Peter Schiff: You Can’t Buy Anything with BTC
Schiff has never been a big fan of bitcoin, so his latest words shouldn’t come as a major concern or surprise for bitcoin holders. Recently, the financial commentator and stockbroker explained that bitcoin is a phony currency in that you cannot buy anything with it.
His latest words come via Twitter as a response to a message from one his followers. The initial person commented that bitcoin could potentially serve as a means of exiting the current financial crisis in the United States. However, Schiff begs to differ. In his response, he explained:
Pay with crypto is a marketing gimmick to make it easier for people to get rid of their bitcoin and buy gold. They don’t pay with bitcoin. They sell their bitcoin first, then pay using the dollars they received from the sale. The lie is that you can buy stuff with bitcoin.
Schiff is a major advocate for gold and believes that the precious metal serves as one of the most valuable assets in the world. His thoughts and feelings towards gold put him alongside Robert Kiyosaki, the author of “Rich Dad, Poor Dad.” On Twitter, the author explained that the death of the U.S. dollar was imminent, and that the currency was on its way to disappearing for good.

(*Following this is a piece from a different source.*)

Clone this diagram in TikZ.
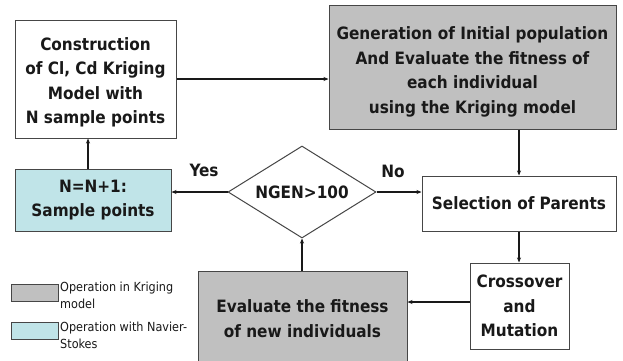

He commented that if people wanted to survive and hedge their wealth, now was the time to get involved in assets like gold and silver. However, where Kiyosaki and Schiff differ is that Kiyosaki also expressed great enthusiasm for BTC, even going so far as to say the currency could reach $75K in the coming years. Schiff, by contrast, doesn’t think bitcoin has any value to it.
The idea, however, that nothing can be purchased with bitcoin isn’t entirely true. The currency has been accepted as a means of payment by companies like Overstock.com for many years, now. The problem is not that you can’t pay for anything with bitcoin (because you can), but rather that many stores are not accepting it the way they do cash or credit cards.
You Can’t Get Mad at Businesses for Saying “No”
To an extent, you can’t really fault these stores for refusing digital currency. For one thing, bitcoin and its altcoin cousins can be very volatile. If someone purchases $40 worth of merchandise with bitcoin, but then the next day the currency’s price goes down and that $40 becomes $30, the company winds up losing money in the end.
The customer still walks away with whatever they bought, but the company winds up with $10 less in its bank account. This isn’t entirely fair, and it’s not a solid method of keeping an economy stable.